Seçim takvimi işliyor. 1 Kasım’a gün gün yaklaşıyoruz. Henüz resmi bir açıklama yapılmadı -ki milletvekili aday listelerinin teslim edileceği 18 Eylül’e kadar da bir açıklama yapılmayabilir- AK Parti ile Saadet Partisi’nin seçim ittifakı yapmasına kesin gözüyle bakılıyor. En azından, her iki parti tabanının ekserisinin bu ittifaka sıcak baktığı aşikâr.

Bu ittifaka sıcak bakanlardan birisi de benim babam… 1942 doğumlu babam, kendini bildi bileli merhum Erbakan hocamızın yolundan gitmiş, ömrünü Milli Görüş Hareketi’ne vakfetmiş birisi. Delikanlı çağlarında annemle birlikte ekmek parası için gurbete/ Almanya’ya gittiğinde tanışmış Milli Görüş Hareketi ile. O zamandan beri de çizgisinden hiç sapmadan, bu hareketin bir ferdi olarak, karınca kararınca davasının galip gelmesi için çalışmış, bu uğurda her türlü fedakârlığı yapmış bir adam.
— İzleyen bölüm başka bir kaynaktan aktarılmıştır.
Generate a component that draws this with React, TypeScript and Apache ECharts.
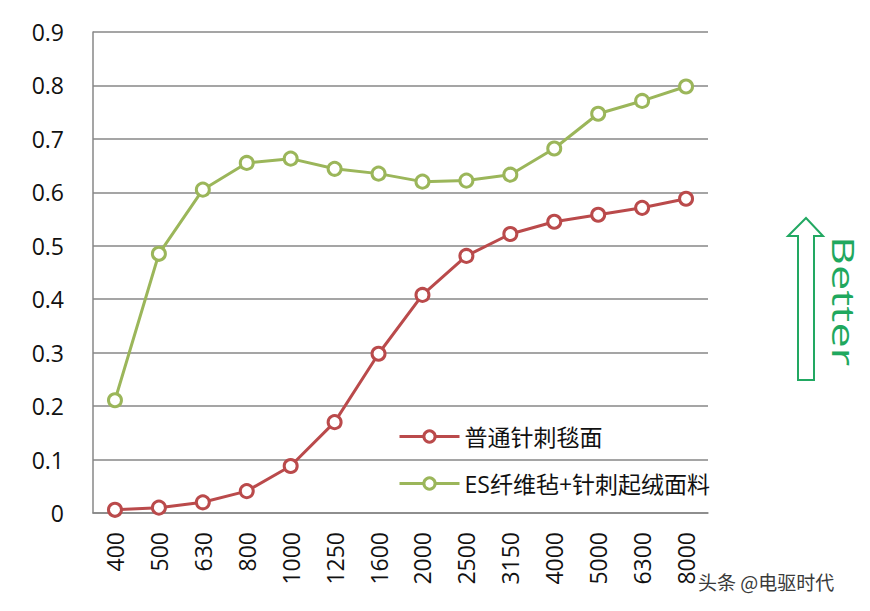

Türkiye’ye temelli dönüş yaptığımız 1984’den itibaren Refah Partisi, Fazilet Partisi ve şimdi de Saadet Partisi’nin mahalle teşkilatlarında görev alan babam, en son 7 Haziran seçiminde mahallemize açılan seçim irtibat bürosunda aktif bir şekilde görev aldı. Oyunu da Saadet Partisi’ne verdi. 1 Kasım seçiminde de oyunu, hiç tereddüt etmeden, Saadet Partisi’ne verecek. Kurulduğu ve iktidara geldiği günden beri AK Parti’nin hiçbir politikasını beğenmiyor, mütemadiyen Erdoğan’ı Erbakan’a ihanet etmekle, davayı satmakla suçluyor. “Erdoğan ve arkadaşları, hocanın yanından ayrılmasaydı, Milli Görüş daha büyük ve daha güçlü bir şekilde gelirdi iktidara” görüşünü savunuyor. AK Parti’nin yanlışlarını saymakla bitiremiyor. Her cami çıkışında, eve gelene kadar yanında kim varsa ona Erdoğan’ın yanlışlarını saymaktan, AK Parti’nin politikalarını yermekten, Saadet Partisi’nin tek doğru parti olduğunu anlatmaktan beri durmuyor. Rahmetli annem, “hacı yeter, bir gün bu yüzden dayak yiyeceksin” diye uyarmaktan yorulmuştu da, babam halen daha bu tebliğ(!) huyundan vazgeçmiş değil.

İttifak söylentilerini babama sordum, “Saadet AK Parti çatısı altında seçime gidecek gibi, ne dersin?” dedim. Babam gayet sakin bir şekilde, “Büyükler neyi uygun görürse kabulümüzdür” dedi. Şaşırdım. Bir kez daha sordum. Babam, “AK Parti’ye Milli Görüş aşısı olur, Meclis’te Milli Görüş’ün olması Türkiye’nin hayrına olur” diye cevap verdi. Yılların Milli Görüşçüsü babam, yapılacak bir ittifaka karşı çıkmıyor, aksine bu ittifakın ülke için yararlı olacağına inanıyor… Bu beni sevindirdi.

Eminim Saadet Partisi’nde babam gibi düşünenler çoğunlukta. AK Parti’de de bu ittifaka sıcak bakıldığını biliyorum. Bakılması da gerekiyor zaten. Her iki parti de, bundan önce savrulmalar yaşamış olabilir. Farklı mihraklarla kol kola girme zorunluluğu hissetmiş olabilir. Birbirlerini ihanetle suçlamış da olabilir. Ancak gün, kavga günü değil. Gün hesap sorma günü değil. Gün birbirini karşılıklı suçlama günü değil. Gün; birlik, beraberlik, vahdet, ittifak günü. Dosta düşmana karşı yekvücut olma günü.

Türkiye’nin etrafını saran şu uğursuz çemberi yıkıp geçmek istiyorsak eğer, bu ittifaka biz de evet demeliyiz.